#### GOAL OF THE EXERCISE:
Starting at the line containing "Recreate this image as a web" and ending at the line containing "4, 3, 2, 1, 0];", reproduce each line exactly as written, with both end lines included and all pictures omitted.

#### SUPPLIED MATERIAL:
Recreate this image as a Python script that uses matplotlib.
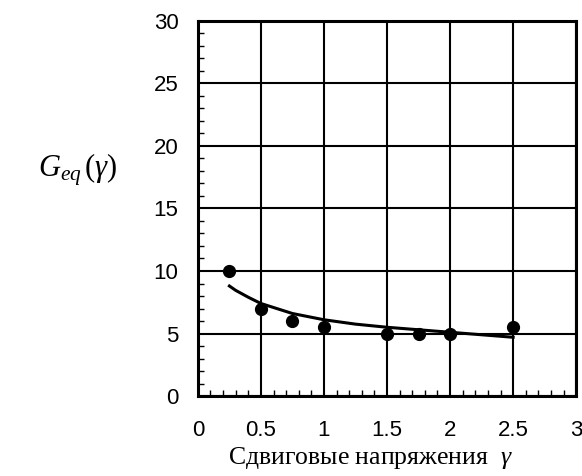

* * *

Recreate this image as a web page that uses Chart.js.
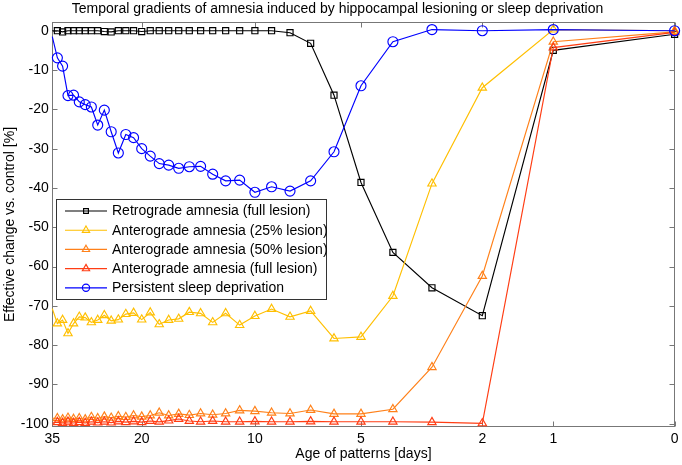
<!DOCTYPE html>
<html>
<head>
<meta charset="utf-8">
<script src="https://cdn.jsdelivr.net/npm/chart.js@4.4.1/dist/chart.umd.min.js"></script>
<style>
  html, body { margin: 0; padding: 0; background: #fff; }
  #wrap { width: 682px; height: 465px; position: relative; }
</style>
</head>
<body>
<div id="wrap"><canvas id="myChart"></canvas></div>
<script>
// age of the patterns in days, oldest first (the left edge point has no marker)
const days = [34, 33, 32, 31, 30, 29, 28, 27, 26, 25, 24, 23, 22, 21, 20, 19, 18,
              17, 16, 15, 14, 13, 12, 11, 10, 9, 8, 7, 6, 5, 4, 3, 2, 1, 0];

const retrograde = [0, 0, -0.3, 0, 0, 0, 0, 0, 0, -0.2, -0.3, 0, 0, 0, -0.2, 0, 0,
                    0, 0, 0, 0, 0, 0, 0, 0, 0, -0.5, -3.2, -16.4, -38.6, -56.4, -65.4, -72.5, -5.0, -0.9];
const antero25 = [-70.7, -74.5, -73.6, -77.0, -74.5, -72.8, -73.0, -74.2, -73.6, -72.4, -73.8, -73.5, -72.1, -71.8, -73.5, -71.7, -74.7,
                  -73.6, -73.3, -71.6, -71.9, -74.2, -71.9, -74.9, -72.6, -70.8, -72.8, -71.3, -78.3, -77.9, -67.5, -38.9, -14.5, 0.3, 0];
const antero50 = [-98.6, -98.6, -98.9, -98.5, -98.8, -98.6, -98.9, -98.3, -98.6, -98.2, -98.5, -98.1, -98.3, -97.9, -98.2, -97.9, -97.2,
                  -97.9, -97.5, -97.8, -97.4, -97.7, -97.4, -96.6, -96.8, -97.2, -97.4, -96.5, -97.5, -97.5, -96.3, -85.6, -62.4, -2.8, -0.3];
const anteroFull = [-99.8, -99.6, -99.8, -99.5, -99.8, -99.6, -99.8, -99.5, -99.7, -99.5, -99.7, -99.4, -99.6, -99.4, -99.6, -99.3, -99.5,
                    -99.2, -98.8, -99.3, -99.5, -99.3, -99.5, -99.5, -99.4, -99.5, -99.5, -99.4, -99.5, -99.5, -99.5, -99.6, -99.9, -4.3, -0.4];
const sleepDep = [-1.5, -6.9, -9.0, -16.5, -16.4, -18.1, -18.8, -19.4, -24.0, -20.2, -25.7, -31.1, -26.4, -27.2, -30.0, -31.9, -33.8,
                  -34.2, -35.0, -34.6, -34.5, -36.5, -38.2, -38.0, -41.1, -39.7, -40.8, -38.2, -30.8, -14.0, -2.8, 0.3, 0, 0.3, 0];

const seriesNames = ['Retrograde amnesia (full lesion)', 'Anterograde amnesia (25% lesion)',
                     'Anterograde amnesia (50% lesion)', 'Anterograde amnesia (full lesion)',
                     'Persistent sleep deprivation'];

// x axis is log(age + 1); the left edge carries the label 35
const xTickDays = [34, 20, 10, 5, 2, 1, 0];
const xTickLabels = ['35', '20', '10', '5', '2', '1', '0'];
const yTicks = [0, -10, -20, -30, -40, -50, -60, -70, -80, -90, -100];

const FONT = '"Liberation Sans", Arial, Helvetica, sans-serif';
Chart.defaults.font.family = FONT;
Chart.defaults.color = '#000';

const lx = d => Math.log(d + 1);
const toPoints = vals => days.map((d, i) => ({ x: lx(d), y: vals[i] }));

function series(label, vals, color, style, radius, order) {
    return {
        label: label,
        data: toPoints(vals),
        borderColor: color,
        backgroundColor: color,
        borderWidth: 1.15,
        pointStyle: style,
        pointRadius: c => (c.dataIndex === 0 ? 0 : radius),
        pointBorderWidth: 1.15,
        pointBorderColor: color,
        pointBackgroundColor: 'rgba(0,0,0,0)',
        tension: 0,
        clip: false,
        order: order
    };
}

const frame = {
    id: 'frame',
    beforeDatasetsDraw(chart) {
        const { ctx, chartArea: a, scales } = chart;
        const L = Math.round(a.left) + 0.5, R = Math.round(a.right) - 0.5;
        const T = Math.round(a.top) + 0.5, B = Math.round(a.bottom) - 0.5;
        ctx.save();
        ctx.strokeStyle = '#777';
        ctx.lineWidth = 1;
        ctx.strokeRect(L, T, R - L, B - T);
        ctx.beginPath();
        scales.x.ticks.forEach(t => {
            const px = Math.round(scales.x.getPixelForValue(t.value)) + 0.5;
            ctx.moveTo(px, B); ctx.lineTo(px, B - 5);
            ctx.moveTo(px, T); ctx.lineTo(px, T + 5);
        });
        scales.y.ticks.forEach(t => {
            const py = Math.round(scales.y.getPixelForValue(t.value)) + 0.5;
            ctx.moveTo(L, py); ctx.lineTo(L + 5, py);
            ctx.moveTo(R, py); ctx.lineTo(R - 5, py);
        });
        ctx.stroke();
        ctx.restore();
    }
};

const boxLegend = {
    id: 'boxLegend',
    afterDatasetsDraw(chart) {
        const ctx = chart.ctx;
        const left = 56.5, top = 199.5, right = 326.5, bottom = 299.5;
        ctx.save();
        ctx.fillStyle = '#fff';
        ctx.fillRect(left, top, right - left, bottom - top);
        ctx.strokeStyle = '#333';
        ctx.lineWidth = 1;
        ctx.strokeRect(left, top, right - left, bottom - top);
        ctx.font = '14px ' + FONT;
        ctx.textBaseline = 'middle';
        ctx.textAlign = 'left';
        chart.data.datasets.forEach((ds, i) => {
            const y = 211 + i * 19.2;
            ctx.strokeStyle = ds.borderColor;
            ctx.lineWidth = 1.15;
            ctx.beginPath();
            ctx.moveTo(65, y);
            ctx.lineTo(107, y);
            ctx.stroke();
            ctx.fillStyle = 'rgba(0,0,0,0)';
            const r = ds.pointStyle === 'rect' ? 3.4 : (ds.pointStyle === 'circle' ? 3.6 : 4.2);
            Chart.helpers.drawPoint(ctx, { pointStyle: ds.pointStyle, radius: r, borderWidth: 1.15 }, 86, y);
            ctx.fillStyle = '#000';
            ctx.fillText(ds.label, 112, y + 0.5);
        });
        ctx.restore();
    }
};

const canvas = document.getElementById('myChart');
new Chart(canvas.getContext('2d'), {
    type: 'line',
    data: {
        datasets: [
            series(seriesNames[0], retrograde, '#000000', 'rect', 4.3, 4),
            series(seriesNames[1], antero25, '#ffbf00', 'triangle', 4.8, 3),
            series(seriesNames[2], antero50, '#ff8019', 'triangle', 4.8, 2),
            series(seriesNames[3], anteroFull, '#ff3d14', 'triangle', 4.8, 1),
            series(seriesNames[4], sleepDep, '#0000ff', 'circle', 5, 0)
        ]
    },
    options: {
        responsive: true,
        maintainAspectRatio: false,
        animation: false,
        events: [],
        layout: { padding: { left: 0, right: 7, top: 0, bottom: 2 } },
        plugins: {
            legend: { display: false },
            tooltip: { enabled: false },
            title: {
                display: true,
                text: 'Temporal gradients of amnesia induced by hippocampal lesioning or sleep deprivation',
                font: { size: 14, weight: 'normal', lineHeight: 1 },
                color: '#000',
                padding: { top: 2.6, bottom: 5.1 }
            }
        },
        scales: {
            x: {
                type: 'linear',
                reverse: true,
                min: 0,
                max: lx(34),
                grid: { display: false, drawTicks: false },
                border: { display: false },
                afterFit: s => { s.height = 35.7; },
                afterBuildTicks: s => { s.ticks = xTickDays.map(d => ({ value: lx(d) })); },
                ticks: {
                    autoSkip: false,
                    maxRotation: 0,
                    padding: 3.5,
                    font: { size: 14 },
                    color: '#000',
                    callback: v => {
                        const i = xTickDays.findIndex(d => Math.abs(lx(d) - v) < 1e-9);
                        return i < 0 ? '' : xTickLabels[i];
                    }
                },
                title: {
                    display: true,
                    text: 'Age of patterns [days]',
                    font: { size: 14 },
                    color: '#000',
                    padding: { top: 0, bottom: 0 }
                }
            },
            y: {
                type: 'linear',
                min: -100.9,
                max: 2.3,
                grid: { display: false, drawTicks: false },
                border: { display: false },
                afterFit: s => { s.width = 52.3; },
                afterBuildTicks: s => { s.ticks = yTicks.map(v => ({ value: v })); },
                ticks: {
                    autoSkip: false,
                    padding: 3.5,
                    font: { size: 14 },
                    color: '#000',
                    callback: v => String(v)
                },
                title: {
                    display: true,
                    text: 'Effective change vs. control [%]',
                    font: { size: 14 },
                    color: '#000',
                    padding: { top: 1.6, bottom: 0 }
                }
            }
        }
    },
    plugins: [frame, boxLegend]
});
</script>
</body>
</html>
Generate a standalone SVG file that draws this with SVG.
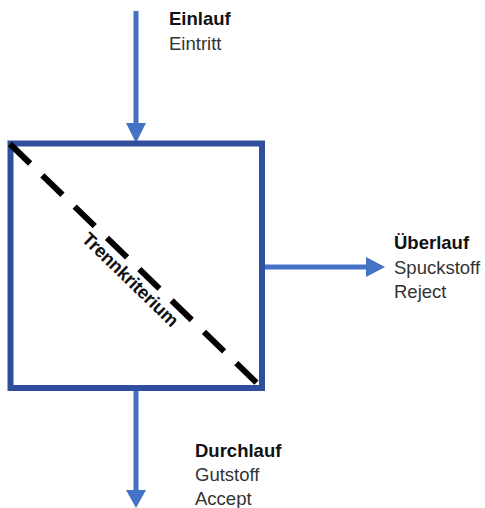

...

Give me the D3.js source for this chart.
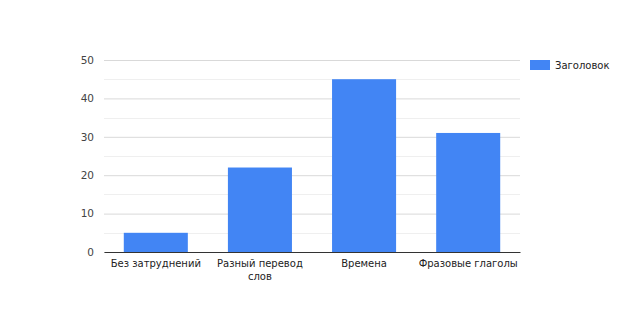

#### WRITTEN REPLY:
Recreate this image as a web page that uses Chart.js.
<!DOCTYPE html>
<html>
<head>
<meta charset="utf-8">
<script src="https://cdn.jsdelivr.net/npm/chart.js@4.4.1/dist/chart.umd.min.js"></script>
<style>
  html, body { margin: 0; padding: 0; background: #fff; }
  #wrap { width: 682px; height: 465px; position: relative; }
</style>
</head>
<body>
<div id="wrap"><canvas id="myChart"></canvas></div>
<script>
// age of the patterns in days, oldest first (the left edge point has no marker)
const days = [34, 33, 32, 31, 30, 29, 28, 27, 26, 25, 24, 23, 22, 21, 20, 19, 18,
              17, 16, 15, 14, 13, 12, 11, 10, 9, 8, 7, 6, 5, 4, 3, 2, 1, 0];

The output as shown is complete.